**EXERCISE PROMPT**
Starting at the first line of the listing below, repeat each line up to and including the one containing "s.set_visible(False)". Leave out pictures.

**RECORDS FOR PROCESSING**
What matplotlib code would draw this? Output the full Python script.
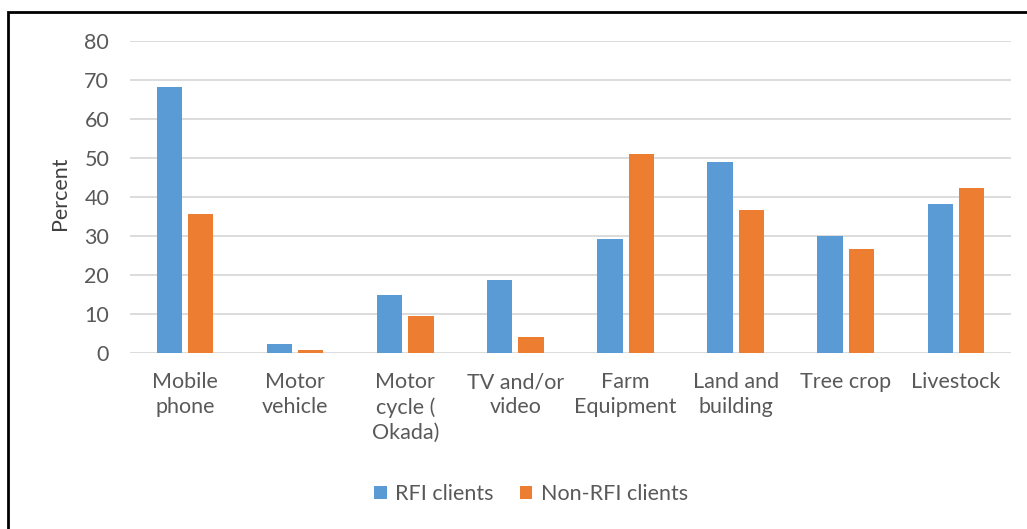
import matplotlib.pyplot as plt
import numpy as np
from matplotlib.patches import Rectangle

# categories and values
categories = ["Mobile\nphone", "Motor\nvehicle", "Motor\ncycle (\nOkada)", "TV and/or\nvideo",
              "Farm\nEquipment", "Land and\nbuilding", "Tree crop", "Livestock"]
rfi = [68.3, 2.3, 14.9, 18.6, 29.3, 49.1, 30.0, 38.3]
non_rfi = [35.6, 0.7, 9.5, 4.0, 51.1, 36.6, 26.7, 42.3]

plt.rcParams['font.family'] = ['Lato', 'DejaVu Sans']

fig = plt.figure(figsize=(10.27, 5.29), dpi=100)
ax = fig.add_axes([0.1266, 0.3327, 0.8578, 0.5898])

x = np.arange(len(categories))
w = 0.23
off = 0.142
ax.bar(x - off, rfi, w, color="#5B9BD5", label="RFI clients", zorder=3)
ax.bar(x + off, non_rfi, w, color="#ED7D31", label="Non-RFI clients", zorder=3)

ax.set_xlim(-0.5, len(categories) - 0.5)
ax.set_ylim(0, 80)
ax.set_yticks(range(0, 81, 10))
ax.set_xticks(x)
ax.set_xticklabels(categories, fontsize=15.5, color="#595959", linespacing=1.3, va="top")
ax.tick_params(axis="y", labelsize=15.5, labelcolor="#595959", length=0, pad=15)
ax.tick_params(axis="x", length=0, pad=14)

ax.grid(axis="y", color="#d9d9d9", linewidth=1.3, zorder=0)
for s in ax.spines.values():
    s.set_visible(False)

ax.set_ylabel("Percent", fontsize=15.5, color="#404040")
ax.yaxis.set_label_coords(-0.068, 0.513)

fig.legend(loc="center", bbox_to_anchor=(0.517, 0.066), ncol=2, frameon=False,
           fontsize=15.5, handlelength=0.6, handleheight=0.6, handletextpad=0.4,
           columnspacing=1.2, labelcolor="#595959")

# black frame around the chart (right and bottom edges cut off)
fig.patches.append(Rectangle((8 / 1027, -0.05), 1.1, 1 - 12 / 529 + 0.05,
                             transform=fig.transFigure, fill=False,
                             edgecolor="black", linewidth=2))

fig.savefig("out.png", dpi=100)
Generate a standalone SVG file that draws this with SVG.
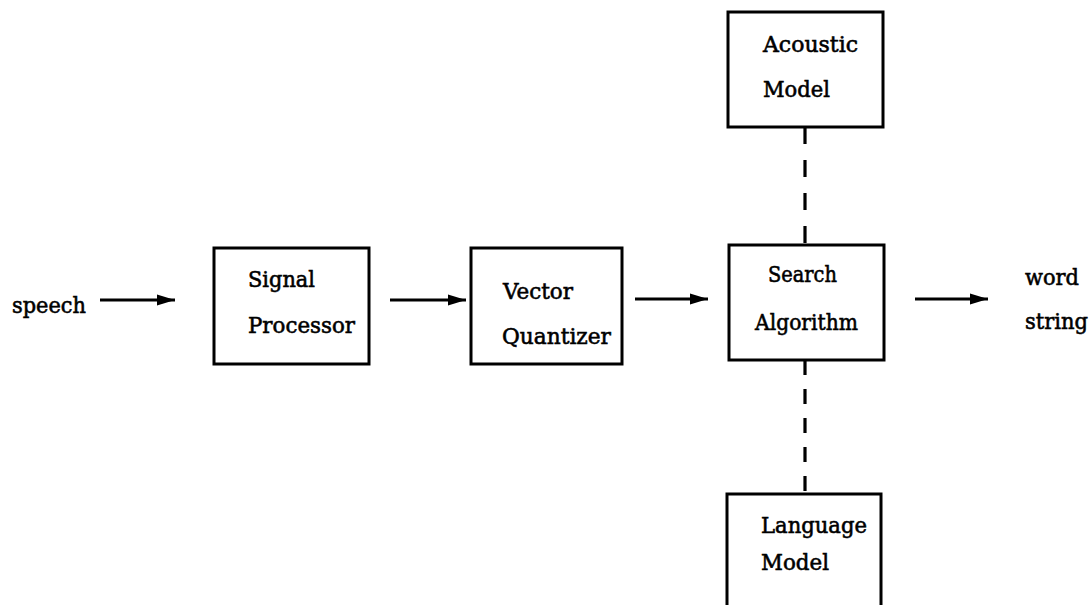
<svg xmlns="http://www.w3.org/2000/svg" width="1092" height="605" viewBox="0 0 1092 605">
  <style>
    .box { fill: none; stroke: #000; stroke-width: 3; }
    .lbl { font-family: 'DejaVu Serif', 'Liberation Serif', serif; font-size: 23px; fill: #000; stroke: #000; stroke-width: 0.6; }
    .flow { stroke: #000; stroke-width: 3.2; fill: none; marker-end: url(#head); }
    .dash { stroke: #000; stroke-width: 3.2; fill: none; }
  </style>
  <defs>
    <marker id="head" markerUnits="userSpaceOnUse" markerWidth="20" markerHeight="12" refX="18" refY="6" orient="auto">
      <path d="M0,0.5 L18,6 L0,11.5 Z" fill="#000"/>
    </marker>
  </defs>
  <rect width="1092" height="605" fill="#fff"/>

  <!-- connectors -->
  <g id="connectors">
    <line class="flow" x1="100" y1="300" x2="175" y2="300"/>
    <line class="flow" x1="390" y1="300" x2="466" y2="300"/>
    <line class="flow" x1="635" y1="299" x2="708" y2="299"/>
    <line class="flow" x1="915" y1="299" x2="988" y2="299"/>
    <line class="dash" x1="805" y1="127" x2="805" y2="245" stroke-dasharray="17 16"/>
    <line class="dash" x1="805" y1="360" x2="805" y2="494" stroke-dasharray="15 14"/>
  </g>

  <!-- input / output labels -->
  <g id="speech">
    <text class="lbl" x="12" y="313" textLength="74" lengthAdjust="spacingAndGlyphs">speech</text>
  </g>
  <g id="word-string">
    <text class="lbl" x="1025" y="285" textLength="54" lengthAdjust="spacingAndGlyphs">word</text>
    <text class="lbl" x="1025" y="329" textLength="63" lengthAdjust="spacingAndGlyphs">string</text>
  </g>

  <!-- processing blocks -->
  <g id="signal-processor">
    <rect class="box" x="214" y="248" width="155" height="116"/>
    <text class="lbl" x="248" y="287" textLength="67" lengthAdjust="spacingAndGlyphs">Signal</text>
    <text class="lbl" x="248" y="333" textLength="107" lengthAdjust="spacingAndGlyphs">Processor</text>
  </g>
  <g id="vector-quantizer">
    <rect class="box" x="471" y="248" width="151" height="116"/>
    <text class="lbl" x="503" y="299" textLength="70" lengthAdjust="spacingAndGlyphs">Vector</text>
    <text class="lbl" x="502" y="344" textLength="109" lengthAdjust="spacingAndGlyphs">Quantizer</text>
  </g>
  <g id="search-algorithm">
    <rect class="box" x="729" y="245" width="155" height="115"/>
    <text class="lbl" x="768" y="282" textLength="69" lengthAdjust="spacingAndGlyphs">Search</text>
    <text class="lbl" x="755" y="330" textLength="103" lengthAdjust="spacingAndGlyphs">Algorithm</text>
  </g>
  <g id="acoustic-model">
    <rect class="box" x="728" y="12" width="155" height="115"/>
    <text class="lbl" x="763" y="52" textLength="95" lengthAdjust="spacingAndGlyphs">Acoustic</text>
    <text class="lbl" x="763" y="97" textLength="67" lengthAdjust="spacingAndGlyphs">Model</text>
  </g>
  <g id="language-model">
    <rect class="box" x="727" y="494" width="154" height="130"/>
    <text class="lbl" x="761" y="533" textLength="106" lengthAdjust="spacingAndGlyphs">Language</text>
    <text class="lbl" x="761" y="570" textLength="68" lengthAdjust="spacingAndGlyphs">Model</text>
  </g>
</svg>
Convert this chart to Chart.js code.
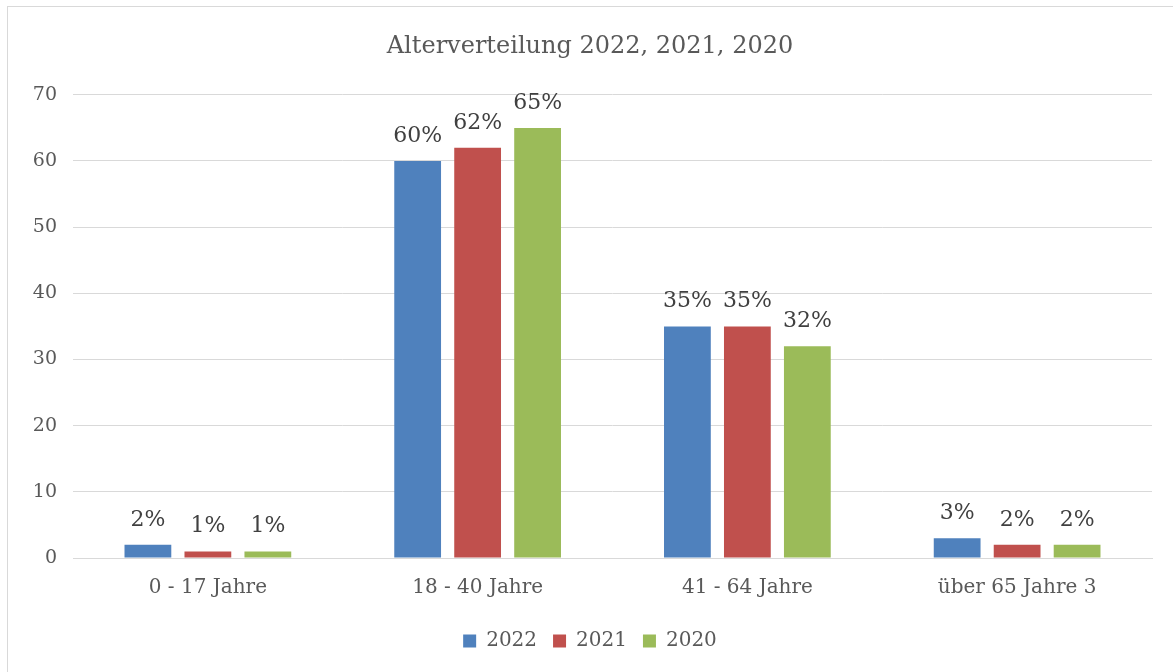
<!DOCTYPE html>
<html lang="de">
  <head>
    <meta charset="UTF-8" />
    <title>Alterverteilung</title>
    <style>
      * {
        margin: 0;
        padding: 0;
        box-sizing: border-box;
      }
      body {
        background: #fff;
        width: 1173px;
        height: 672px;
        overflow: hidden;
        position: relative;
      }
      .chartBox {
        position: absolute;
        left: 7px;
        top: 6px;
        width: 1176px;
        height: 700px;
        border: 1px solid #d9d9d9;
      }
      .chartBox canvas {
        position: absolute;
        left: 0;
        top: 0;
      }
    </style>
  </head>
  <body>
    <div class="chartBox">
      <canvas id="myChart" width="1164" height="665"></canvas>
    </div>

    <script src="https://cdn.jsdelivr.net/npm/chart.js"></script>
    <script>
      const categories = ["0 - 17 Jahre", "18 - 40 Jahre", "41 - 64 Jahre", "über 65 Jahre 3"];
      const values2022 = [2, 60, 35, 3];
      const values2021 = [1, 62, 35, 2];
      const values2020 = [1, 65, 32, 2];
      const seriesNames = ["2022", "2021", "2020"];

      const FONT = "'DejaVu Serif', 'Liberation Serif', serif";

      // draws "xx%" above each bar
      const barLabels = {
        id: "barLabels",
        afterDatasetsDraw(chart) {
          const { ctx } = chart;
          ctx.save();
          ctx.font = "22px " + FONT;
          ctx.fillStyle = "#404040";
          ctx.textAlign = "center";
          ctx.textBaseline = "alphabetic";
          chart.data.datasets.forEach((ds, i) => {
            chart.getDatasetMeta(i).data.forEach((bar, j) => {
              ctx.fillText(ds.data[j] + "%", bar.x, bar.y - 19);
            });
          });
          ctx.restore();
        },
      };

      const data = {
        labels: categories,
        datasets: [
          { label: seriesNames[0], data: values2022, backgroundColor: "#4f81bd" },
          { label: seriesNames[1], data: values2021, backgroundColor: "#c0504d" },
          { label: seriesNames[2], data: values2020, backgroundColor: "#9bbb59" },
        ],
      };

      const config = {
        type: "bar",
        data: data,
        options: {
          responsive: false,
          animation: false,
          categoryPercentage: 0.667,
          barPercentage: 0.78,
          layout: { padding: { left: 0, right: 0, top: 0, bottom: 11 } },
          plugins: {
            title: {
              display: true,
              text: "Alterverteilung 2022, 2021, 2020",
              color: "#595959",
              font: { family: FONT, size: 24, weight: "normal" },
              padding: { top: 25, bottom: 34 },
            },
            legend: {
              position: "bottom",
              labels: {
                boxWidth: 13,
                boxHeight: 13,
                padding: 16,
                color: "#595959",
                font: { family: FONT, size: 20 },
              },
            },
            tooltip: { enabled: false },
          },
          scales: {
            x: {
              grid: { display: false },
              border: { color: "#d9d9d9" },
              afterFit(scale) {
                scale.height = scale.height + 5;
              },
              ticks: {
                color: "#595959",
                padding: 10,
                font: { family: FONT, size: 20 },
              },
            },
            y: {
              min: 0,
              max: 70,
              afterFit(scale) {
                scale.width = 65;
              },
              grid: { color: "#d9d9d9", drawTicks: false },
              border: { display: false },
              ticks: {
                stepSize: 10,
                color: "#595959",
                padding: 16,
                font: { family: FONT, size: 19 },
              },
            },
            // empty right axis, only keeps a gap after the plot
            yRight: {
              position: "right",
              afterFit(scale) {
                scale.width = 20;
              },
              grid: { display: false },
              border: { display: false },
              ticks: { display: false },
            },
          },
        },
        plugins: [barLabels],
      };

      const myChart = new Chart(document.getElementById("myChart"), config);
    </script>
  </body>
</html>
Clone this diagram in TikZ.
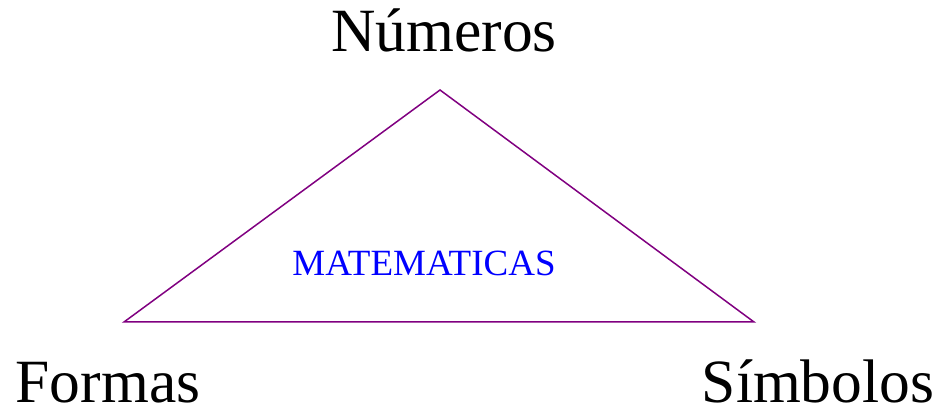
\documentclass[tikz,border=0pt]{standalone}
\usepackage{fontspec}
\setmainfont{Liberation Serif}
\usetikzlibrary{positioning}
\definecolor{trianglepurple}{RGB}{128,0,128}

\begin{document}
\begin{tikzpicture}[
    x=1pt, y=1pt,
    every node/.style={inner sep=0pt, anchor=base},
    corner label/.style={font=\fontsize{61.5}{61.5}\selectfont},
    center label/.style={font=\fontsize{37}{37}\selectfont, text=blue}
]
\useasboundingbox (0,0) rectangle (941,412);
% vertices of the triangle
\coordinate (top_vertex) at (440,322);
\coordinate (left_vertex) at (124,90);
\coordinate (right_vertex) at (754,90);

\draw[trianglepurple, line width=1.5pt] (top_vertex) -- (left_vertex) -- (right_vertex) -- cycle;

\node (numeros_label) [corner label] at (444,360) {Números};
\node (formas_label) [corner label] at (108,10) {Formas};
\node (simbolos_label) [corner label] at (818,10) {Símbolos};
\node (matematicas_label) [center label] at (424,136) {MATEMATICAS};
\end{tikzpicture}
\end{document}
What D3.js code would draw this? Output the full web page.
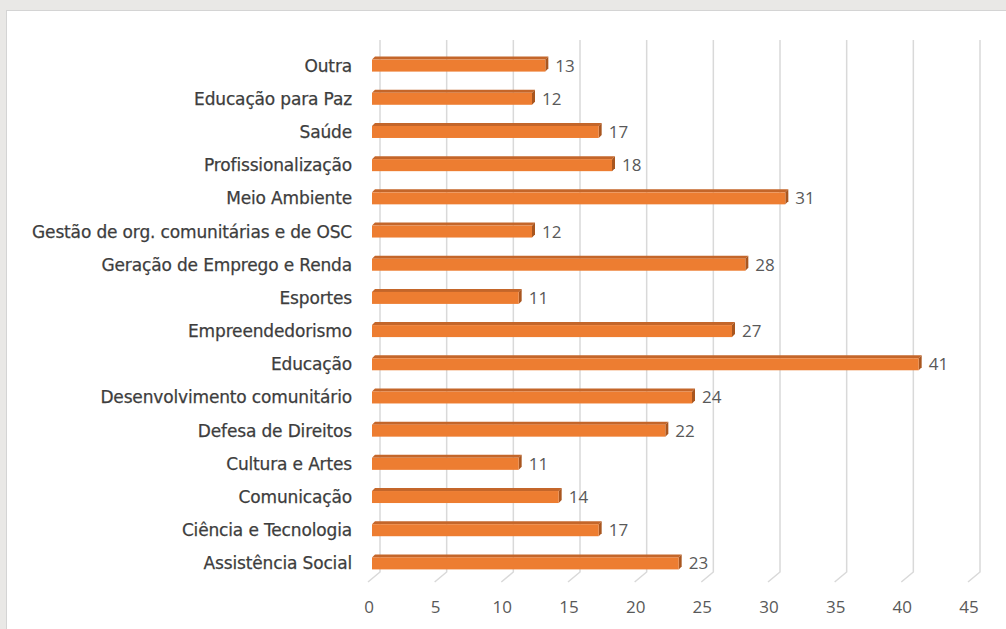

**WORKED ANSWER**
What matplotlib code would draw this? Output the full Python script.
import matplotlib.pyplot as plt
import numpy as np
from matplotlib.patches import Rectangle

# categories and values
categories = ["Mobile\nphone", "Motor\nvehicle", "Motor\ncycle (\nOkada)", "TV and/or\nvideo",
              "Farm\nEquipment", "Land and\nbuilding", "Tree crop", "Livestock"]
rfi = [68.3, 2.3, 14.9, 18.6, 29.3, 49.1, 30.0, 38.3]
non_rfi = [35.6, 0.7, 9.5, 4.0, 51.1, 36.6, 26.7, 42.3]

plt.rcParams['font.family'] = ['Lato', 'DejaVu Sans']

fig = plt.figure(figsize=(10.27, 5.29), dpi=100)
ax = fig.add_axes([0.1266, 0.3327, 0.8578, 0.5898])

x = np.arange(len(categories))
w = 0.23
off = 0.142
ax.bar(x - off, rfi, w, color="#5B9BD5", label="RFI clients", zorder=3)
ax.bar(x + off, non_rfi, w, color="#ED7D31", label="Non-RFI clients", zorder=3)

ax.set_xlim(-0.5, len(categories) - 0.5)
ax.set_ylim(0, 80)
ax.set_yticks(range(0, 81, 10))
ax.set_xticks(x)
ax.set_xticklabels(categories, fontsize=15.5, color="#595959", linespacing=1.3, va="top")
ax.tick_params(axis="y", labelsize=15.5, labelcolor="#595959", length=0, pad=15)
ax.tick_params(axis="x", length=0, pad=14)

ax.grid(axis="y", color="#d9d9d9", linewidth=1.3, zorder=0)
for s in ax.spines.values():
    s.set_visible(False)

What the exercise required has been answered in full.